You can also cash a check at the bank it was drawn on, even if you do not have an account there. Many banks will cash these “on-us” checks for non-customers, though they may charge a flat fee, such as $8, or a percentage of the check amount, around 1%. Retail stores or supermarkets also offer check-cashing services. Many large chains provide this convenience, often with specific limits and fees; for instance, some retailers charge $4 for checks up to $1,000 and $8 for checks over $1,000, with limits sometimes reaching $5,000 or $7,500 during tax season. Dedicated check-cashing services also exist, specializing in this transaction, but they generally impose higher fees, which can range from 1% to 12% of the check’s value, with a nationwide average around 4.1%.

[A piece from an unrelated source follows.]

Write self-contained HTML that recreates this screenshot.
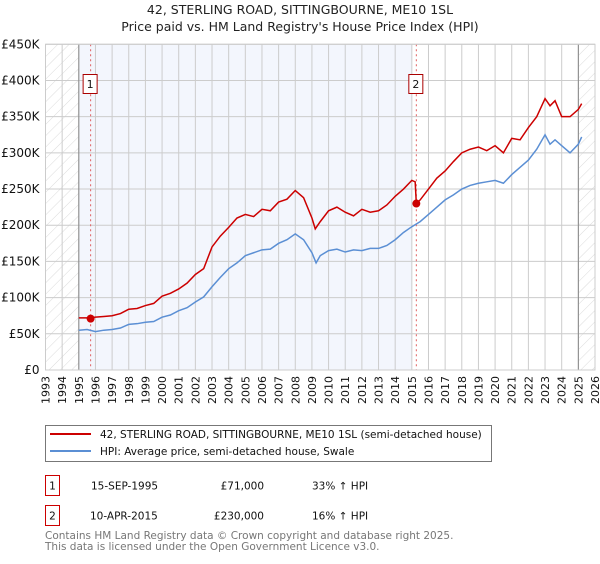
<!DOCTYPE html>
<html><head><meta charset="utf-8">
<style>
body{margin:0;background:#fff;font-family:"DejaVu Sans","Liberation Sans",sans-serif;}
svg text{font-family:"DejaVu Sans","Liberation Sans",sans-serif;}
</style></head><body>
<svg id="c" width="600" height="560" xmlns="http://www.w3.org/2000/svg">
<defs>
<pattern id="hatch" patternUnits="userSpaceOnUse" width="8" height="8" patternTransform="rotate(45)">
<line x1="0" y1="0" x2="0" y2="8" stroke="#ccc" stroke-width="0.7"/>
</pattern>
</defs>
<text x="300" y="14" text-anchor="middle" font-size="12.5" fill="#222">42, STERLING ROAD, SITTINGBOURNE, ME10 1SL</text>
<text x="300" y="31" text-anchor="middle" font-size="12.5" fill="#222">Price paid vs. HM Land Registry's House Price Index (HPI)</text>
<g id="plot"></g>
<g>
<rect x="45.5" y="425.5" width="446" height="36" fill="#fff" stroke="#777"/>
<line x1="50" y1="434" x2="91" y2="434" stroke="#cc0000" stroke-width="2"/>
<text x="100" y="438" font-size="10.5" fill="#111">42, STERLING ROAD, SITTINGBOURNE, ME10 1SL (semi-detached house)</text>
<line x1="50" y1="451" x2="91" y2="451" stroke="#5b8fd4" stroke-width="2"/>
<text x="100" y="455" font-size="10.5" fill="#111">HPI: Average price, semi-detached house, Swale</text>
</g>
<g font-size="10.5" fill="#111">
<rect x="45.5" y="475.5" width="14" height="20" fill="#fff" stroke="#cc0000"/>
<text x="52.5" y="489.5" text-anchor="middle">1</text>
<text x="91" y="489.5">15-SEP-1995</text>
<text x="264" y="489.5" text-anchor="end">£71,000</text>
<text x="312" y="489.5">33% ↑ HPI</text>
<rect x="45.5" y="505.5" width="14" height="20" fill="#fff" stroke="#cc0000"/>
<text x="52.5" y="519.5" text-anchor="middle">2</text>
<text x="90" y="519.5">10-APR-2015</text>
<text x="264" y="519.5" text-anchor="end">£230,000</text>
<text x="312" y="519.5">16% ↑ HPI</text>
</g>
<text x="45" y="539" font-size="10.5" fill="#777">Contains HM Land Registry data © Crown copyright and database right 2025.</text>
<text x="45" y="550" font-size="10.5" fill="#777">This data is licensed under the Open Government Licence v3.0.</text>
</svg>
<script>
const hpiYears=[1995,1995.5,1996,1996.5,1997,1997.5,1998,1998.5,1999,1999.5,2000,2000.5,2001,2001.5,2002,2002.5,2003,2003.5,2004,2004.5,2005,2005.5,2006,2006.5,2007,2007.5,2008,2008.5,2009,2009.25,2009.5,2010,2010.5,2011,2011.5,2012,2012.5,2013,2013.5,2014,2014.5,2015,2015.5,2016,2016.5,2017,2017.5,2018,2018.5,2019,2019.5,2020,2020.5,2021,2021.5,2022,2022.5,2023,2023.3,2023.6,2024,2024.5,2025,2025.2];
const hpiValues=[55,56,53,55,56,58,63,64,66,67,73,76,82,86,94,101,115,128,140,148,158,162,166,167,175,180,188,180,162,148,158,165,167,163,166,165,168,168,172,180,190,198,205,215,225,235,242,250,255,258,260,262,258,270,280,290,305,325,312,318,310,300,312,322];
const propYears=[1995,1995.5,1996,1996.5,1997,1997.5,1998,1998.5,1999,1999.5,2000,2000.5,2001,2001.5,2002,2002.5,2003,2003.5,2004,2004.5,2005,2005.5,2006,2006.5,2007,2007.5,2008,2008.5,2009,2009.2,2009.5,2010,2010.5,2011,2011.5,2012,2012.5,2013,2013.5,2014,2014.5,2015,2015.2,2015.27,2015.5,2016,2016.5,2017,2017.5,2018,2018.5,2019,2019.5,2020,2020.5,2021,2021.5,2022,2022.5,2023,2023.3,2023.6,2024,2024.5,2025,2025.2];
const propValues=[72,72,73,74,75,78,84,85,89,92,102,106,112,120,132,140,170,185,197,210,215,212,222,220,232,236,248,238,210,195,205,220,225,218,213,222,218,220,228,240,250,262,260,230,235,250,265,275,288,300,305,308,303,310,300,320,318,335,350,375,365,372,350,350,360,368];
const saleYears=[1995.71,2015.27];
const saleValues=[71,230];
const saleLabels=["1","2"];
const xTicks=[1993,1994,1995,1996,1997,1998,1999,2000,2001,2002,2003,2004,2005,2006,2007,2008,2009,2010,2011,2012,2013,2014,2015,2016,2017,2018,2019,2020,2021,2022,2023,2024,2025,2026];
const yTicks=[0,50,100,150,200,250,300,350,400,450];
const yTickLabels=["£0","£50K","£100K","£150K","£200K","£250K","£300K","£350K","£400K","£450K"];

const L=45.5,R=595,T=44.3,B=370;
const x=v=>L+(v-1993)/(2026-1993)*(R-L);
const y=v=>B-v/450*(B-T);
const NS="http://www.w3.org/2000/svg";
const g=document.getElementById('plot');
function mk(tag,attrs,parent){const e=document.createElementNS(NS,tag);for(const k in attrs)e.setAttribute(k,attrs[k]);(parent||g).appendChild(e);return e;}

let e;
e=mk('rect',{x:x(1995),y:T,width:x(2015)-x(1995),height:B-T,fill:'#f3f6fd'});


e=mk('rect',{x:L,y:T,width:x(1995)-L,height:B-T,fill:'url(#hatch)'});


e=mk('rect',{x:x(2025),y:T,width:R-x(2025),height:B-T,fill:'url(#hatch)'});



xTicks.forEach(t=>{
  e=mk('line',{x1:x(t),x2:x(t),y1:T,y2:B,stroke:'#ccc','stroke-width':1});
  
  
  e=mk('text',{x:0,y:0,transform:`translate(${x(t)+4},${B+6}) rotate(-90)`,'text-anchor':'end','font-size':11,fill:'#111'});
  e.textContent=t;
  
  
});
yTicks.forEach((t,i)=>{
  e=mk('line',{x1:L,x2:R,y1:y(t),y2:y(t),stroke:'#ccc','stroke-width':1});
  
  
  e=mk('text',{x:L-6,y:y(t)+4,'text-anchor':'end','font-size':12,fill:'#111'});
  e.textContent=yTickLabels[i];
  
  
});
e=mk('line',{x1:x(1995),x2:x(1995),y1:T,y2:B,stroke:'#888','stroke-width':1});


e=mk('line',{x1:x(2025),x2:x(2025),y1:T,y2:B,stroke:'#888','stroke-width':1});



saleYears.forEach((s,i)=>{
  e=mk('line',{x1:x(s),x2:x(s),y1:T,y2:B,stroke:'#e06060','stroke-width':1,'stroke-dasharray':'2,3'});
  
  
});

e=mk('polyline',{points:hpiYears.map((t,i)=>x(t)+','+y(hpiValues[i])).join(' '),fill:'none',stroke:'#5b8fd4','stroke-width':1.5});


e=mk('polyline',{points:propYears.map((t,i)=>x(t)+','+y(propValues[i])).join(' '),fill:'none',stroke:'#cc0000','stroke-width':1.5});



saleYears.forEach((s,i)=>{
  e=mk('circle',{cx:x(s),cy:y(saleValues[i]),r:4,fill:'#cc0000'});
  
  
  e=mk('rect',{x:x(s)-7.5,y:74.5,width:14,height:19,fill:'#fff',stroke:'#aa0000'});
  
  
  e=mk('text',{x:x(s)-0.5,y:88,'text-anchor':'middle','font-size':11,fill:'#111'});
  e.textContent=saleLabels[i];
  
  
});
e=mk('rect',{x:L,y:T,width:R-L,height:B-T,fill:'none',stroke:'#ccc'});


</script>
</body></html>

Important Considerations for Cashing Checks

When cashing a check, understanding funds availability is important, as cashing implies immediate access to currency. While depositing a check into an account might involve a temporary hold, cashing usually bypasses this. Banks generally must make the first $225 of a deposited check available by the next business day. For larger amounts or certain conditions like new accounts or redeposited checks, holds can extend up to five or six business days. If you need immediate cash, cashing the check directly is the most reliable method.

Fees are a significant consideration when choosing where to cash a check. While cashing a check at your own bank is usually free, other venues typically charge a fee. These charges can vary from a flat fee at a retailer, such as $4 to $8, to a percentage of the check’s value at a check-cashing service, potentially as high as 10% or more. It is always prudent to inquire about any fees before completing the transaction to avoid unexpected deductions from your funds.

The validity of a check is another aspect; most personal and business checks are considered “stale-dated” and may not be honored by a bank if presented more than six months (180 days) after their issue date. While banks are not obligated to accept stale checks, some may do so, potentially with additional scrutiny or fees. If a check “bounces” due to insufficient funds in the issuer’s account, the person who cashed it may face consequences. Your bank could reverse the transaction, reclaim the funds, and charge you a returned check fee, potentially leading to a negative account balance and overdraft charges.